Germany Proposal to Force Ageing Coal-Fired Power Plants to Purchase Additional EU Allowances

Government documents obtained by Carbon Pulse reveal that Germany is considering a plan to compel ageing coal-fired power plants to buy extra EU Allowances (EUAs) as a penalty for breaching emissions limits. This initiative could result in a shift towards increased production from gas plants and renewable energy sources, while also helping to address the surplus supply in Europe’s carbon market.

The plan, which was recently outlined in a press briefing by Germany’s economy ministry, provides further details on the regulations aimed at reducing emissions by penalizing coal-fired generation. Surprisingly, these regulations could potentially stimulate demand for EUAs.

Under the proposed rules, only German coal and lignite-fired power plants older than 20 years will be affected. These plants will face a progressively declining limit on the CO2 intensity of their production. According to the documents, starting from a plant’s 21st year, it will be permitted to emit 7 million tonnes of CO2 per gigawatt. This limit will decrease linearly to 3 million tonnes per gigawatt by the plant’s 41st year, and it will remain constant for plants that are 41 years or older.

If a plant emits more CO2 than the designated limit, it will be required to pay a monetary fine. The exact amount of this fine, to be implemented in the form of EUAs, has yet to be determined by the government. However, it is projected to grow to a range of €18 to €20 per tonne by 2020.

The proposed plan has been well-received by environmental campaigners as it aligns with the government’s commitment to additional measures for meeting the 2020 target of reducing emissions by 40% below 1990 levels. The plan aims to decrease Germany’s emissions by 22 million tonnes by 2020 and is expected to be finalized by May, although it may face significant obstacles due to opposition from the CDU coalition partner.

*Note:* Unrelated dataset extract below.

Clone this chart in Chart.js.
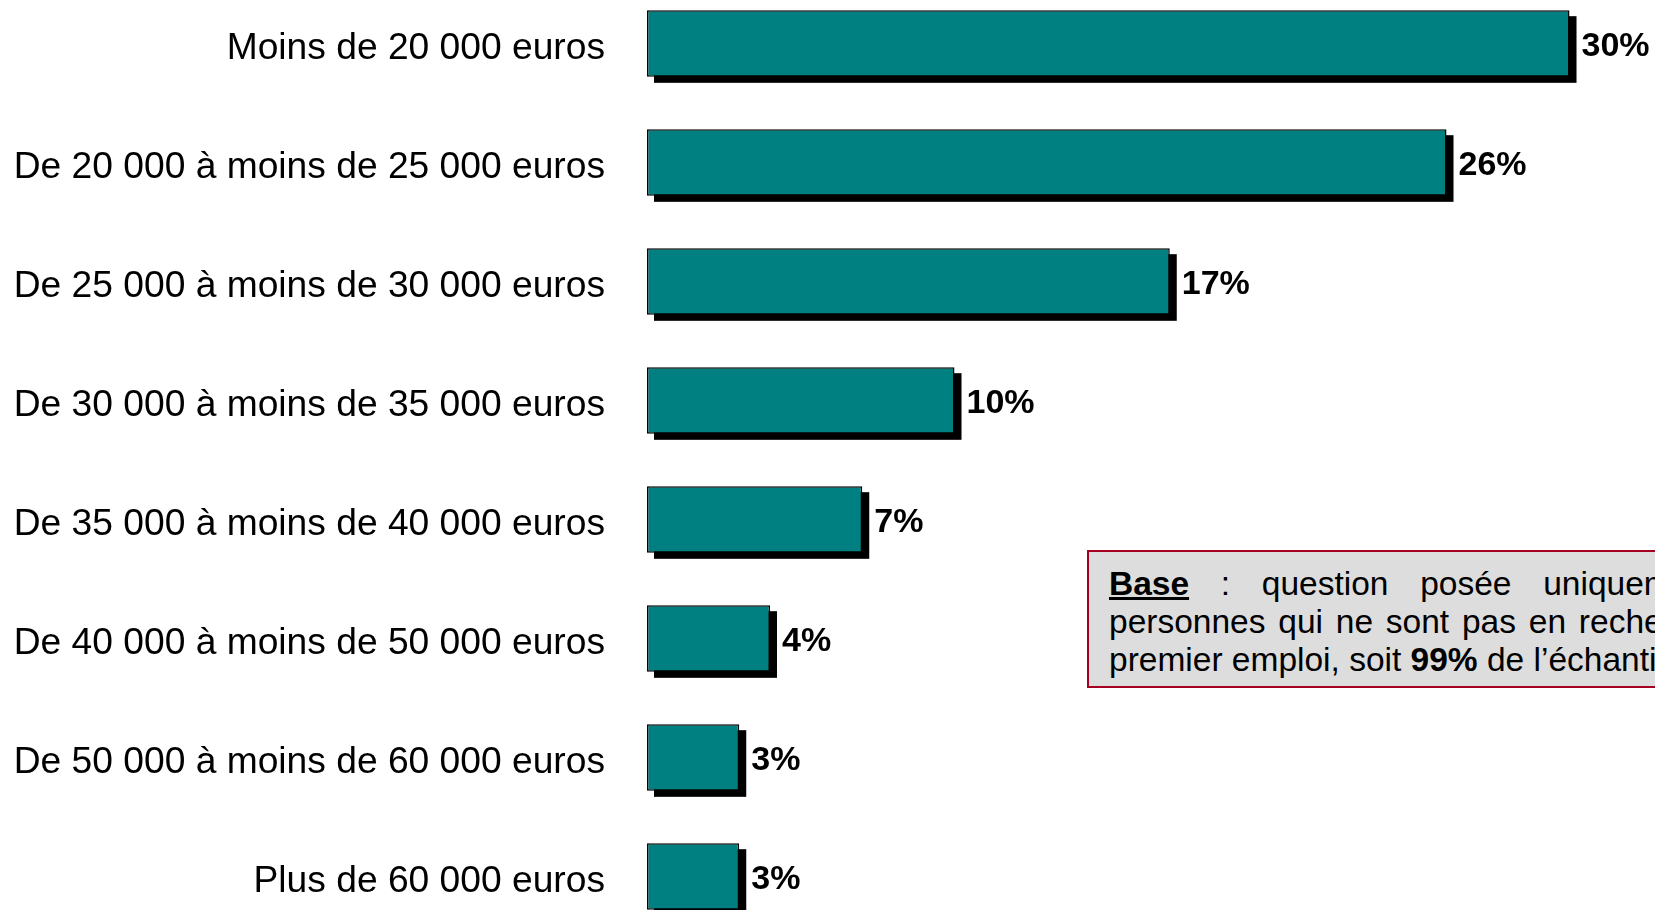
<!DOCTYPE html>
<html>
<head>
<meta charset="utf-8">
<script src="https://cdn.jsdelivr.net/npm/chart.js@4"></script>
<style>
  html, body { margin: 0; padding: 0; background: #fff; overflow: hidden; width: 1655px; height: 910px; }
  #grafico { position: absolute; left: 0; top: -16px; }
  #base {
    position: absolute; left: 1087px; top: 550px; width: 695px;
    padding: 13px 20px 7px 20px;
    background: #dddddd; border: 2px solid #a50021;
    font-family: "Liberation Sans", Arial, sans-serif; font-size: 33.5px; line-height: 38px;
    text-align: justify; color: #000;
  }
  #base b.u { text-decoration: underline; }
</style>
</head>
<body>
<canvas id="grafico" width="1655" height="952"></canvas>
<div id="base"><b class="u">Base</b> : question posée uniquement aux personnes qui ne sont pas en recherche d’un premier emploi, soit <b>99%</b> de l’échantillon</div>
<script>
const categories = [
  "Moins de 20 000 euros",
  "De 20 000 à moins de 25 000 euros",
  "De 25 000 à moins de 30 000 euros",
  "De 30 000 à moins de 35 000 euros",
  "De 35 000 à moins de 40 000 euros",
  "De 40 000 à moins de 50 000 euros",
  "De 50 000 à moins de 60 000 euros",
  "Plus de 60 000 euros",
]
const valeurs = [30, 26, 17, 10, 7, 4, 3, 3]

// ombre noire derriere chaque barre
const ombre = {
  id: "ombre",
  beforeDatasetsDraw(chart){
    const ctx = chart.ctx
    ctx.save()
    ctx.fillStyle = "#000"
    chart.getDatasetMeta(0).data.forEach(bar => {
      const p = bar.getProps(["x", "y", "base", "height"], true)
      ctx.fillRect(p.base + 7, p.y - p.height / 2 + 6, p.x - p.base, p.height)
    })
    ctx.restore()
  }
}

// pourcentages en bout de barre
const etiquettes = {
  id: "etiquettes",
  afterDatasetsDraw(chart){
    const ctx = chart.ctx
    ctx.save()
    ctx.fillStyle = "#000"
    ctx.font = "bold 34px 'Liberation Sans', Arial, sans-serif"
    ctx.textBaseline = "middle"
    chart.getDatasetMeta(0).data.forEach((bar, i) => {
      ctx.fillText(valeurs[i] + "%", bar.x + 12, bar.y + 3)
    })
    ctx.restore()
  }
}

new Chart(document.getElementById("grafico"), {
  type: "bar",
  data: {
    labels: categories,
    datasets: [{
      data: valeurs,
      backgroundColor: "#008080",
      borderColor: "#000",
      borderWidth: 1.5,
      borderSkipped: false,
      barPercentage: 0.56,
      categoryPercentage: 1,
    }],
  },
  options: {
    indexAxis: "y",
    responsive: false,
    animation: false,
    layout: { padding: 0 },
    plugins: { legend: { display: false }, tooltip: { enabled: false } },
    scales: {
      x: { display: false, min: 0, max: 32.78 },
      y: {
        grid: { display: false },
        border: { display: false },
        ticks: {
          color: "#000",
          padding: 34,
          labelOffset: 5,
          font: { family: "'Liberation Sans', Arial, sans-serif", size: 37.2 },
        },
        afterFit(scale){
          scale.width = 647
          scale.paddingTop = 0
          scale.paddingBottom = 0
        },
      },
    },
  },
  plugins: [ombre, etiquettes],
})
</script>
</body>
</html>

Regine Guenther, director of climate and energy policy at WWF Germany, praised the proposal, stating that it would be a substantial step forward for Germany’s credibility in mitigating climate change. She emphasized that the plan effectively targets the oldest and most polluting power plants, gradually increasing their operating costs and ultimately phasing them out of the system.

The profitability of burning dirtier coal compared to cleaner gas in Europe’s largest emitting nations has been influenced by the availability of cheap coal and EUAs. This plan seeks to rebalance that equation by prioritizing cleaner power plants. Guenther also suggested that the proposal could help alleviate the excess of more than 2 billion allowances currently burdening the market, potentially contributing to the recovery of the Emissions Trading System (ETS).

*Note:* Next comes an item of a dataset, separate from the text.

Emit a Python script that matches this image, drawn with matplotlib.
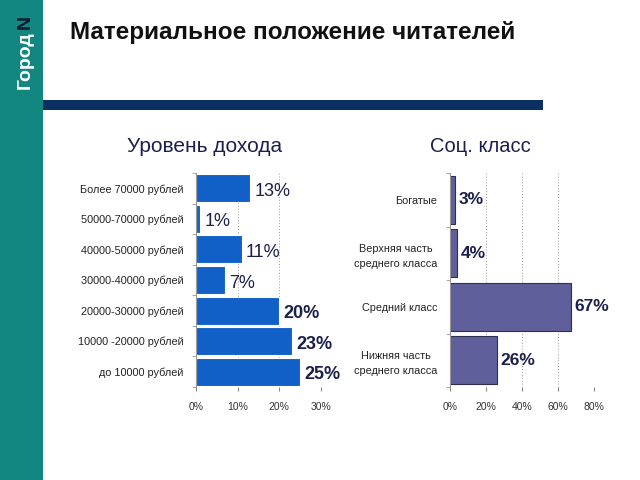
import matplotlib
matplotlib.use("Agg")
import matplotlib.pyplot as plt
from matplotlib.patches import Rectangle

plt.rcParams['font.family'] = ['Liberation Sans', 'DejaVu Sans']

income_labels = ["Более 70000 рублей", "50000-70000 рублей", "40000-50000 рублей",
                 "30000-40000 рублей", "20000-30000 рублей", "10000 -20000 рублей",
                 "до 10000 рублей"]
income_values = [13, 1, 11, 7, 20, 23, 25]
income_ticks = [0, 10, 20, 30]

class_labels = ["Богатые", "Верхняя часть\nсреднего класса", "Средний класс",
                "Нижняя часть\nсреднего класса"]
class_values = [3, 4, 67, 26]
class_ticks = [0, 20, 40, 60, 80]

title = "Материальное положение читателей"
brand = "Город"
brand_n = "N"
title_left = "Уровень дохода"
title_right = "Соц. класс"

fig = plt.figure(figsize=(6.4, 4.8), dpi=100)
fig.patch.set_facecolor("white")

brand_font = ['Liberation Sans Narrow', 'Liberation Sans', 'DejaVu Sans']

# sidebar
fig.add_artist(Rectangle((0, 0), 43/640, 1, transform=fig.transFigure,
                         facecolor="#11877f", edgecolor="none"))
fig.text(25/640, 1 - 89/480, brand, rotation=90, color="white", fontsize=14,
         fontweight="bold", ha="center", va="bottom", family=brand_font)
fig.text(25/640, 1 - 15/480, brand_n, rotation=90, color="#0b1a2e", fontsize=14,
         fontweight="bold", ha="center", va="top", family=brand_font)
# header bar
fig.add_artist(Rectangle((43/640, 1 - 110/480), 500/640, 10/480, transform=fig.transFigure,
                         facecolor="#0b2f63", edgecolor="none"))
fig.text(70/640, 1 - 33/480, title, fontsize=17.5, fontweight="bold", color="#111111",
         ha="left", va="center")

title_color = "#1b1f4d"
val_color = "#1b1f4d"


def style_axes(ax, ticks, labels_n):
    ax.set_xticks(ticks)
    ax.set_xticklabels([f"{t}%" for t in ticks], fontsize=7.5, color="#333333")
    ax.tick_params(axis="x", length=3, color="#888888", pad=8)
    for s in ["top", "right", "bottom"]:
        ax.spines[s].set_visible(False)
    ax.spines["left"].set_color("#999999")
    ax.spines["left"].set_linewidth(0.8)
    ax.set_yticks([i - 0.5 for i in range(labels_n + 1)], minor=True)
    ax.tick_params(axis="y", which="minor", length=3, color="#999999", direction="out")
    ax.tick_params(axis="y", which="major", length=0, pad=9)
    ax.xaxis.grid(True, linestyle=(0, (1, 2)), color="#999999", linewidth=0.7)
    ax.set_axisbelow(True)


# left chart
ax1 = fig.add_axes([196/640, 1 - 387/480, 125/640, 214/480])
n1 = len(income_values)
y1 = list(range(n1))
ax1.barh(y1, income_values, height=0.92, color="#1060c8", edgecolor="white", linewidth=0.8)
ax1.set_xlim(0, 30)
ax1.set_ylim(n1 - 0.5, -0.5)
ax1.set_yticks(y1)
ax1.set_yticklabels(income_labels, fontsize=7.8, color="#222222")
style_axes(ax1, income_ticks, n1)
for yi, v in zip(y1, income_values):
    ax1.text(v + 1.0, yi + 0.1, f"{v}%", fontsize=13, color=val_color,
             fontweight="bold" if v >= 20 else "normal", ha="left", va="center")
fig.text(205/640, 1 - 147/480, title_left, fontsize=15, color=title_color,
         ha="center", va="center")

# right chart
ax2 = fig.add_axes([450/640, 1 - 387/480, 144/640, 214/480])
n2 = len(class_values)
y2 = list(range(n2))
ax2.barh(y2, class_values, height=0.9, color="#5f5f9b", edgecolor="#2e2e4e", linewidth=0.8)
ax2.set_xlim(0, 80)
ax2.set_ylim(n2 - 0.5, -0.5)
ax2.set_yticks(y2)
ax2.set_yticklabels(class_labels, fontsize=7.8, color="#222222", multialignment="center",
                    linespacing=1.6)
style_axes(ax2, class_ticks, n2)
for yi, v in zip(y2, class_values):
    ax2.text(v + 2.0, yi, f"{v}%", fontsize=12.5, color=val_color,
             fontweight="bold", ha="left", va="center")
fig.text(480/640, 1 - 147/480, title_right, fontsize=14.5, color=title_color,
         ha="center", va="center")

fig.savefig("out.png", dpi=100)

However, the exact impact of Germany’s plan remains uncertain. Jan Frommeyer, an analyst at ICIS Tschach Solutions, pointed out that there is already opposition within the government, making the plan’s survival in its current form questionable. Furthermore, it is unclear how the plan will affect plants that provide district heating and are legally unable to shut down entirely.

Frommeyer also noted that not all power plants are likely to reduce their emissions, as some may choose to pay the penalty and continue operating. If approximately half of the affected plants opt for this approach, it could result in an increased demand for around 35 million EUAs.

Emil Dimantchev, an analyst at Thomson Reuters Point Carbon, expressed doubt that the policy would significantly impact EUA prices. He explained that high gas prices relative to coal may still deter some plants from closing, despite the substantial penalties. Dimantchev suggested that other policies outlined in Germany’s December climate plan, such as additional energy efficiency measures, could counterbalance any bullish effects on EUA prices.

The plan’s uncertainties extend to the short-term implications for EUA prices. Frommeyer highlighted that utilities typically hedge their forward electricity sales two to three years in advance, so if they decide to adopt a wait-and-see approach, it could potentially impact the market.

Germany’s proposal stands in contrast to the UK’s carbon price floor, which imposes a tax on thermal power generation to encourage the transition from coal to cleaner gas. Unlike Germany’s plan, the UK tax does not require additional EUAs to be surrendered. However, the UK floor tax has faced criticism as the reduction in EUA demand it causes results in lower EU carbon prices and potentially allows increased emissions elsewhere in Europe, negating any overall climate benefits.

While Germany’s proposal seems to have fewer direct impacts on the EU ETS, it could still raise concerns among neighbouring governments or within Brussels. Stig Schjolset from Point Carbon questioned whether cancelling EUAs to meet domestic targets is permissible under EU law and speculated whether Poland and its allies would support such a measure.

Some market participants were critical of the plan, expressing a preference for leaving the market to deliver results rather than imposing artificial limits, especially when the ETS is designed to address emissions. Additionally, boosting EUA prices solely for the benefit of other countries was seen as nonsensical.

Carbon market policies are highly sensitive politically, and disagreements over early reforms to the EU ETS have caused tension between Poland, seven other nations, Germany, and 14 other member states.